I should add that the terminology is not mine. Have you read any Willmoore Kendall?
Here is a great example of Law and Politics (he is also somewhat of a Nietzsche scholar)- kindly note these links:
http://www.utexas.edu/law/faculty/bleiter/
http://www.philosophicalgourmet.com/
I've been pondering this article,deciding what to make of it. On the one hand, anyone who describes Brent Staples as "sensible" needs to have their head examined. And on the other hand, there is a great deal of truth that Strauss and his acolytes held dearly to the idea that some sorts of knowledge must be restricted only to initiates, and kept from the lumpensprache. At its worst, it leads to some very silly consequences, and my generally egalitarian nature rebels at the thought regardless - it smacks too much of the sort of vanguardism that the Marxists always seem to produce, and yet claim to despise, whenever they sit down and try to figure out what exactly it is that they want to do.

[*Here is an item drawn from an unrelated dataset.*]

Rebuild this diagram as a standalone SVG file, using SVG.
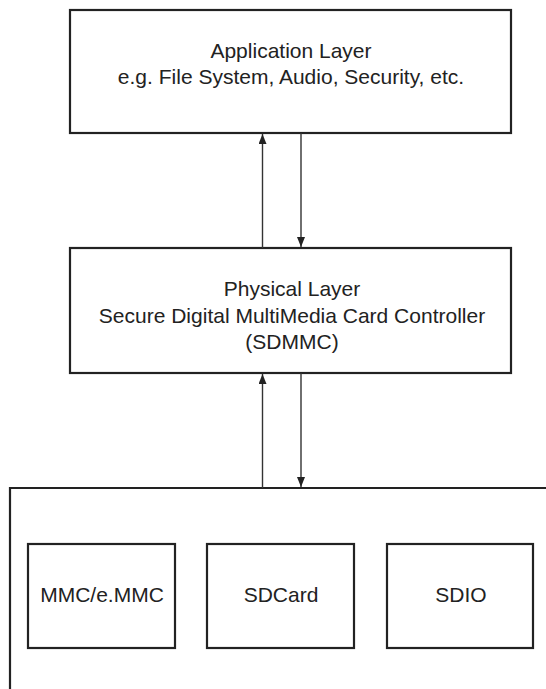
<svg xmlns="http://www.w3.org/2000/svg" width="546" height="689" viewBox="0 0 546 689">
<style>
.box{fill:#fff;stroke:#222;stroke-width:2.2}
.t{font-family:"Liberation Sans",Arial,sans-serif;font-size:21px;fill:#222;text-anchor:middle}
.c{stroke:#333;stroke-width:1.4;fill:none}
</style>
<defs>
<marker id="ah" viewBox="0 0 10 8" refX="10" refY="4" markerWidth="10" markerHeight="8" markerUnits="userSpaceOnUse" orient="auto">
<path d="M0,0 L10,4 L0,8 Z" fill="#222"/>
</marker>
</defs>
<rect width="546" height="689" fill="#fff"/>
<g id="app">
<rect class="box" x="70" y="10" width="441" height="123"/>
<text class="t" x="291" y="57.5">Application Layer</text>
<text class="t" x="291" y="83.5">e.g. File System, Audio, Security, etc.</text>
</g>
<g id="phy">
<rect class="box" x="70" y="248" width="441" height="125"/>
<text class="t" x="292" y="296">Physical Layer</text>
<text class="t" x="292" y="323">Secure Digital MultiMedia Card Controller</text>
<text class="t" x="292" y="349">(SDMMC)</text>
</g>
<g id="cards">
<path d="M10,689 L10,488 L546,488" fill="none" stroke="#222" stroke-width="2.2"/>
</g>
<g id="mmc">
<rect class="box" x="28" y="544" width="147" height="104"/>
<text class="t" x="102" y="601.5">MMC/e.MMC</text>
</g>
<g id="sdcard">
<rect class="box" x="207" y="544" width="147" height="104"/>
<text class="t" x="281" y="601.5">SDCard</text>
</g>
<g id="sdio">
<rect class="box" x="387" y="544" width="146" height="104"/>
<text class="t" x="461" y="601.5">SDIO</text>
</g>
<g id="connectors">
<line class="c" x1="262.5" y1="248" x2="262.5" y2="134" marker-end="url(#ah)"/>
<line class="c" x1="301" y1="133" x2="301" y2="247" marker-end="url(#ah)"/>
<line class="c" x1="262.5" y1="488" x2="262.5" y2="374" marker-end="url(#ah)"/>
<line class="c" x1="301" y1="373" x2="301" y2="487" marker-end="url(#ah)"/>
</g>
</svg>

Many neo-cons were leftists before. I suspect that the forming experience for Strauss was the failure of Weimar Republic. He developed the deep distrust for the self-government and republican/democratic process. He decided that people are not fit to rule themselves and have to be guided/manipulated by the enlightened elite.
Such attitude can be disatrous in the viable strong republic and be appreciated by the leftists.
You don't suppose Strauss should have been singing in a choir and walking his dog? That he should have played baseball with his boy and waxed his car on Saturday?
My answer is to you is to frame the issue with this question: upon reading Strauss, why do some consider that knowledge is restrictive and others that it must be restrictive?
I'm not so sure that this is a proposition about the qualities of knowledge per se. Rather, the question is, what should be done with certain sorts of knowledge by those who hold it? And it seems pretty clear that, for Strauss, some sorts of knowledge should be kept from the masses - for their own good, of course. I'm not entirely sure how you can read it any other way, but I am always open to suggestions...
That certainly is a very appropriate for question Nietzsche.
Strauss himself seemd upset enough about the inattention paid to the distinction between theory and practice. It would be a difficult thing for anyone who has read him to insist that this distinction was for the sake of practice at the expense of theory.
First and foremost, if any doing was sought for, the thing to be done about the knowledge of those who hold it, was criticism. Not in the style of Descartes, but in the form of the ancient zetesis, in the style of Socrates. The best apologist for this was Allan Bloom. Incidentally, Nietzsche abhorred and admired Socrates. It might be of some interest here that Nietzsche too was embraced by low and highbrow dabblers.
But back to the other question. A knowledge that should be kept from the masses requires a standing army. Certainly I am not the first, but I'll happily be the first to say it, there is no secret code. He was not a gnostic. The thought of Strauss is as much available to me as it is to you. It is told that Allan Bloom with delight reminded his friends every day his book stayed on the top ten list. "See, I told you so!" Of course the joke was as you like it: Bloom was a snob. So are all real tennis players. So was Nietzsche. But for Bloom the joke was that they don't get it, not that they musn't.
Perhaps it is more of political concern whether those who don't get it should call the shots. I recall Bloom's single reference to Strauss in The Closing of the American Mind. It was a tip of the hat to the modern political structure inherited from the moderns and Locke: "They built on low but solid ground." Of course, we should probably look again at those passages where they are busy keeping the masses in the dark.